Waving the white flag, I was prepared to quit. I told my son and Mia Maids that I would sit under a nearby pine tree and rest until they returned from the rest of the hike. The pain and the hike had dropped my blood sugar level into a dangerous range. So I sat under a pine tree and sipped at my Gatorade, determined to take things easy the rest of the day. But as I watched as the rest of them continued on, I felt left behind. Rising, I began stretching out each leg, trying to reduce the pain. I ate candy, trying to get my blood sugar level back up to a safe number.
Long story short: I finished the hike that afternoon. It took everything I could give and then some.

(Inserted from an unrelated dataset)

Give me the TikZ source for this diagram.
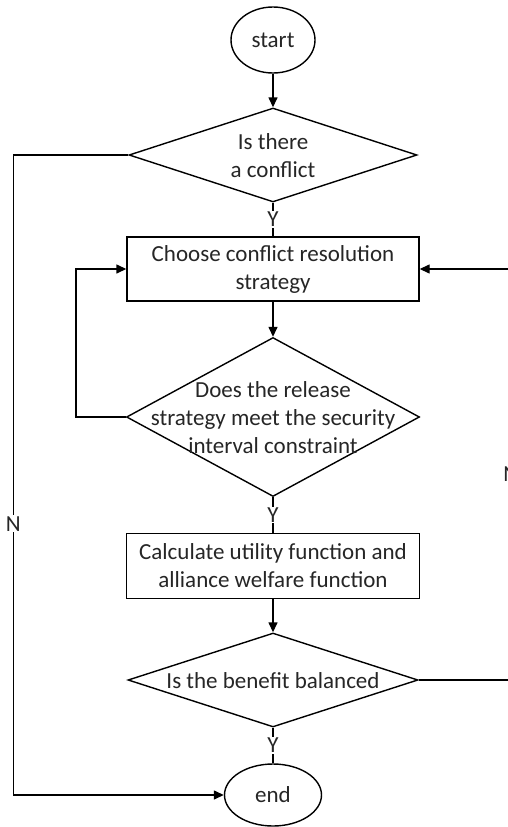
\documentclass[tikz,border=0pt]{standalone}
\usepackage{fontspec}
\setmainfont{Carlito}
\usetikzlibrary{shapes.geometric,arrows.meta}
\begin{document}
\begin{tikzpicture}[x=1pt,y=-1pt,line width=1.4pt,
  every node/.style={font=\fontsize{23}{28}\selectfont, text=black!85},
  box/.style={draw, rectangle, minimum width=293pt, minimum height=65pt, align=center, inner sep=0pt},
  dia/.style={draw, diamond, inner sep=0pt},
  oval/.style={draw, ellipse, inner sep=0pt},
  txt/.style={align=center, inner sep=0pt},
  lab/.style={fill=white, inner sep=1pt},
  arr/.style={-{Triangle[length=10pt,width=9pt]}}]
\clip (0,0) rectangle (508,827);
\fill[white] (0,0) rectangle (508,827);
% nodes
\node[oval, minimum width=84pt, minimum height=66pt] (start) at (273,40) {start};
\node[dia, minimum width=288pt, minimum height=94pt] (d1) at (273,155) {};
\node[txt] (d1t) at (273,156) {Is there\\a conflict};
\node[box, minimum width=292pt, minimum height=64pt] (b1) at (273,269) {Choose conflict resolution\\strategy};
\node[dia, minimum width=293pt, minimum height=159pt] (d2) at (273,417) {};
\node[txt] (d2t) at (273,418) {Does the release\\strategy meet the security\\interval constraint};
\node[box] (b2) at (273,566) {Calculate utility function and\\alliance welfare function};
\node[dia, minimum width=290pt, minimum height=94pt] (d3) at (273,680) {};
\node[txt] (d3t) at (273,681) {Is the benefit balanced};
\node[oval, minimum width=97pt, minimum height=62pt] (end) at (273,795) {end};
% connectors
\draw[arr] (start) -- (d1);
\draw (d1.south) -- node[lab] (y1) {Y} (b1.north);
\draw[arr] (b1) -- (d2);
\draw (d2.south) -- node[lab] (y2) {Y} (b2.north);
\draw[arr] (b2) -- (d3);
\draw (d3.south) -- node[lab] (y3) {Y} (end.north);
\draw[arr] (d2.west) -- ++(-50,0) |- (b1.west);
\draw[arr] (d1.west) -- ++(-115,0) |- node[pos=0.288, lab] (n1) {N} (end.west);
\draw[arr] (d3.east) -- ++(92,0) |- node[pos=0.25, lab] (n2) {N} (b1.east);
\end{tikzpicture}
\end{document}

By the time I reached the half-way point of Baldy, my legs wouldn't even work; both had buckled on me, and I nearly fell back down the mountain as a result. To avoid this, I dragged myself up the final yards, using my arms to pull myself forward. It had become a personal battle between myself, and that mountain. Those who had gone on before me, cheered, calling to me with encouragement and love. And when I finally reached the top, a tearful reunion between myself, my Mia Maids, and my son took place.
As you might imagine, I had quite an analogy hit as I gazed down into the valley below. It would have been easy to have given up, to have thrown my hands in the air and walked the other way. And there were moments as I was struggling to pull myself up that mountain with my hands that I questioned my sanity. By continuing forward, I proved to myself that with God's help, I could beat the odds.
We all face mountains in life, whether it surfaces as a health issue, death of a loved one, financial disasters, or a myriad of other challenges. Each mountain is very different, but they are all difficult to face, let alone climb. There are moments when it appears too hard to endure, and we're tempted to walk away.
I have seen in my life that things of value come with a price. We often endure tremendous suffering to attain our goals--but it is always worth it in the end. If we give up, we miss the view that can be ours when we persevere.
I suspect that's what this life is all about---we are here to learn to be mountain climbers. Our Father doesn't expect us to give more than we are able when trials descend, but I think He does expect us to learn and grow along the way, noting the beauty that lies within our midst. And if we've learned to stop and smell the wild roses as we make the climb, how much better our perspective will be when we reach the top.